It is that time of the year again when we at ONE Africa celebrate African-led efforts towards the achievement of the Sustainable Development Goals (SDGs). The 2016 ONE Africa Award comes when we are mapping new roads to ensure a better world for all by 2030 through the SDGs. It is also happening at a critical time when we have seen numerous challenges across the globe from famine, civil unrest, and rising income inequality. Our continent carries a dispropriate share of these challenges. If not checked through bold and innovative actions, these challenges will thwart the ambitions to consign extreme poverty to the history books.
This year, ONE visited Dadaab, one of the largest refugee settlements in Kenya and Africa. There we were reminded how extreme poverty and deprivation looks like on a day to day basis. We also traveled to Borno State in Nigeria, where the impact of instability has had a grave impact on human existence and well-being. These examples make us and many others even more determined to push our mission to challenge the structures that create and maintain extreme poverty and disease on our continent. We want an Africa with more opportunities for everyone to thrive and fewer Dadaab-like conditions.
Amid all these challenges, the ray of hope comes through the various organizations who have been working on the front lines to make a difference in the lives of the most vulnerable citizens. Through our Make Naija Stronger health campaign in Nigeria, we have had the honor of working with various Nigerian driven grassroots organizations and individuals who have been pushing for health reform. These organizations, along with ONE, have been asking the Nigerian government to invest more in the health sector so that the millions of women and children who die from preventable diseases across the country can be saved. Our focus on Nigeria was driven by the fact that it is the most populous country in Africa, with a very entrepreneurial population and yet has the worst health indicators in the world. Our call to the Nigerian government is clear; enough women have died during childbirth – the death of 150 women a day is unacceptable; under their leadership mother to child transmission of HIV must be a thing of the past and numbers of children infected with the virus every day need to be stemmed.
We know that organizations across Nigeria and Africa are playing their part amidst tough political and financial environments to end diseases and fight poverty.

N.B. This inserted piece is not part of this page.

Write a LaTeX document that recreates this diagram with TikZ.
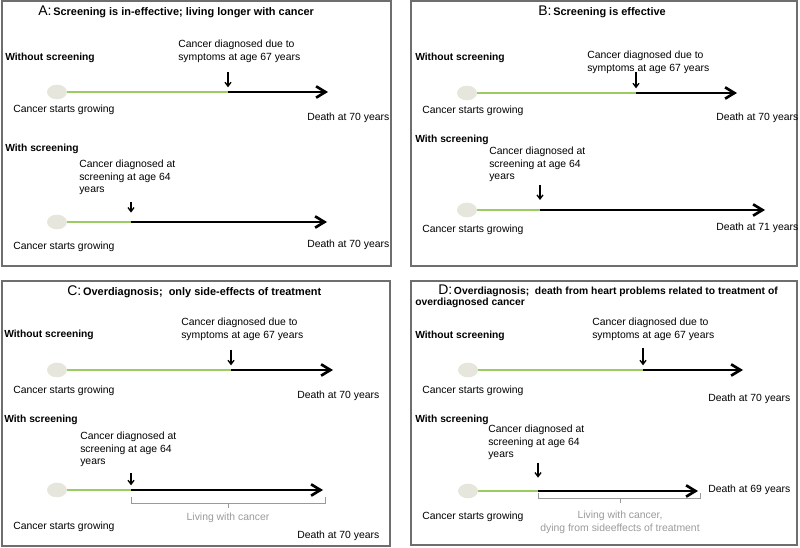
\documentclass[tikz,border=0pt]{standalone}
\usepackage{fontspec}
\setmainfont{Liberation Sans}
\usetikzlibrary{arrows.meta,shapes.geometric,positioning}
\definecolor{stem}{HTML}{9CCB64}
\definecolor{seedgray}{HTML}{E6E6DC}
\definecolor{edge}{HTML}{6E6E6E}
\definecolor{faint}{HTML}{9A9A9A}
\newcommand{\panelletter}[1]{{\mdseries\fontsize{10.5}{12}\selectfont #1}\,}
\begin{document}
\begin{tikzpicture}[x=0.75pt,y=-0.75pt,
    panel/.style={draw=edge,line width=1.1pt},
    title/.style={anchor=west,inner sep=0,font=\bfseries\fontsize{8.2}{9.5}\selectfont},
    hdr/.style={anchor=west,inner sep=0,font=\bfseries\fontsize{7.7}{9}\selectfont},
    lbl/.style={anchor=west,inner sep=0,font=\fontsize{7.8}{9.2}\selectfont},
    note/.style={lbl,anchor=north west,align=left},
    seed/.style={ellipse,fill=seedgray,minimum width=15pt,minimum height=11pt,inner sep=0},
    growth/.style={stem,line width=1.8pt},
    live/.style={line width=2pt,-{Straight Barb[length=7pt,width=8.5pt]}},
    diag/.style={line width=1pt,-{Straight Barb[length=3pt,width=4.5pt]},shorten >=3.5pt},
    span/.style={faint,line width=0.7pt},
    gone/.style={lbl,anchor=north,align=center,text=faint}]
\useasboundingbox (0,0) rectangle (800,548);

% A
\draw[panel] (2,1) rectangle (391,266);
\node[title] (titleA) at (38,12) {\panelletter{A:}Screening is in-effective; living longer with cancer};
\node[hdr] (woA) at (5,58) {Without screening};
\node[note] (symA) at (178,40) {Cancer diagnosed due to\\symptoms at age 67 years};
\node[seed] (sA1) at (57,92) {};
\coordinate (dA1) at (228,92);
\coordinate (eA1) at (328,92);
\coordinate (tA1) at (228,72);
\draw[growth] (sA1) -- (dA1);
\draw[live] (dA1) -- (eA1);
\draw[diag] (tA1) -- (dA1);
\node[lbl] (csA1) at (13,110) {Cancer starts growing};
\node[lbl] (deA1) at (307,118) {Death at 70 years};
\node[hdr] (wiA) at (5,149) {With screening};
\node[note] (scrA) at (79,160) {Cancer diagnosed at\\screening at age 64\\years};
\node[seed] (sA2) at (57,222) {};
\coordinate (dA2) at (131,222);
\coordinate (eA2) at (327,222);
\coordinate (tA2) at (131,202);
\draw[growth] (sA2) -- (dA2);
\draw[live] (dA2) -- (eA2);
\draw[diag,shorten >=7pt] (tA2) -- (dA2);
\node[lbl] (csA2) at (13,247) {Cancer starts growing};
\node[lbl] (deA2) at (307,245) {Death at 70 years};

% B
\draw[panel] (411,1) rectangle (797,266);
\node[title] (titleB) at (538,12) {\panelletter{B:}Screening is effective};
\node[hdr] (woB) at (415,58) {Without screening};
\node[note] (symB) at (587,51) {Cancer diagnosed due to\\symptoms at age 67 years};
\node[seed] (sB1) at (467,93) {};
\coordinate (dB1) at (636,93);
\coordinate (eB1) at (737,93);
\coordinate (tB1) at (636,72);
\draw[growth] (sB1) -- (dB1);
\draw[live] (dB1) -- (eB1);
\draw[diag] (tB1) -- (dB1);
\node[lbl] (csB1) at (422,111) {Cancer starts growing};
\node[lbl] (deB1) at (716,118) {Death at 70 years};
\node[hdr] (wiB) at (415,140) {With screening};
\node[note] (scrB) at (489,147) {Cancer diagnosed at\\screening at age 64\\years};
\node[seed] (sB2) at (467,210) {};
\coordinate (dB2) at (540,210);
\coordinate (eB2) at (765,210);
\coordinate (tB2) at (540,185);
\draw[growth] (sB2) -- (dB2);
\draw[live] (dB2) -- (eB2);
\draw[diag,shorten >=7.5pt] (tB2) -- (dB2);
\node[lbl] (csB2) at (422,230) {Cancer starts growing};
\node[lbl] (deB2) at (716,228) {Death at 71 years};

% C
\draw[panel] (2,281) rectangle (390,546);
\node[title] (titleC) at (67,292) {\panelletter{C:}Overdiagnosis;\ \ only side-effects of treatment};
\node[hdr] (woC) at (4,335) {Without screening};
\node[note] (symC) at (181,318) {Cancer diagnosed due to\\symptoms at age 67 years};
\node[seed] (sC1) at (57,370) {};
\coordinate (dC1) at (231,370);
\coordinate (eC1) at (333,370);
\coordinate (tC1) at (231,350);
\draw[growth] (sC1) -- (dC1);
\draw[live] (dC1) -- (eC1);
\draw[diag] (tC1) -- (dC1);
\node[lbl] (csC1) at (13,391) {Cancer starts growing};
\node[lbl] (deC1) at (297,396) {Death at 70 years};
\node[hdr] (wiC) at (4,420) {With screening};
\node[note] (scrC) at (80,432) {Cancer diagnosed at\\screening at age 64\\years};
\node[seed] (sC2) at (57,490) {};
\coordinate (dC2) at (131,490);
\coordinate (eC2) at (323,490);
\coordinate (tC2) at (131,473);
\draw[growth] (sC2) -- (dC2);
\draw[live] (dC2) -- (eC2);
\draw[diag] (tC2) -- (dC2);
\draw[span] (131,497) -- (131,503) -- (325,503) -- (325,497) (228,503) -- (228,508);
\node[gone] (lwC) at (228,513) {Living with cancer};
\node[lbl] (csC2) at (13,527) {Cancer starts growing};
\node[lbl] (deC2) at (297,536) {Death at 70 years};

% D
\draw[panel] (411,281) rectangle (797,545);
\node[title,font=\bfseries\fontsize{7.75}{9}\selectfont] (titleD) at (438,291) {\panelletter{D:}Overdiagnosis;\ \ death from heart problems related to treatment of};
\node[title,font=\bfseries\fontsize{7.75}{9}\selectfont] (titleD2) at (415,303) {overdiagnosed cancer};
\node[hdr] (woD) at (415,336) {Without screening};
\node[note] (symD) at (592,318) {Cancer diagnosed due to\\symptoms at age 67 years};
\node[seed] (sD1) at (468,370) {};
\coordinate (dD1) at (643,370);
\coordinate (eD1) at (743,370);
\coordinate (tD1) at (643,348);
\draw[growth] (sD1) -- (dD1);
\draw[live] (dD1) -- (eD1);
\draw[diag] (tD1) -- (dD1);
\node[lbl] (csD1) at (422,391) {Cancer starts growing};
\node[lbl] (deD1) at (708,399) {Death at 70 years};
\node[hdr] (wiD) at (415,420) {With screening};
\node[note] (scrD) at (488,425) {Cancer diagnosed at\\screening at age 64\\years};
\node[seed] (sD2) at (468,491) {};
\coordinate (dD2) at (538,491);
\coordinate (eD2) at (698,491);
\coordinate (tD2) at (538,463);
\draw[growth] (sD2) -- (dD2);
\draw[live] (dD2) -- (eD2);
\draw[diag,shorten >=10pt] (tD2) -- (dD2);
\node[lbl] (deD2) at (708,490) {Death at 69 years};
\draw[span] (538,493) -- (538,498) -- (700,498) -- (700,493) (620,498) -- (620,503);
\node[gone] (lwD) at (620,511) {Living with cancer,\\dying from sideeffects of treatment};
\node[lbl] (csD2) at (422,517) {Cancer starts growing};
\end{tikzpicture}
\end{document}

I am therefore delighted to have the privilege to invite applications from civil society organizations, non-governmental organizations and other groups based in Africa that can demonstrate innovation, commitment and success in their advocacy efforts to achieve SDGs. We are again seeking the best and greatest to apply for the 2016 ONE Africa Award. As we are constantly looking for game changers, please share this notice with any organizations you know that are doing amazing work right now in the fight to end extreme poverty.
We at ONE are looking forward to reviewing this year’s submissions!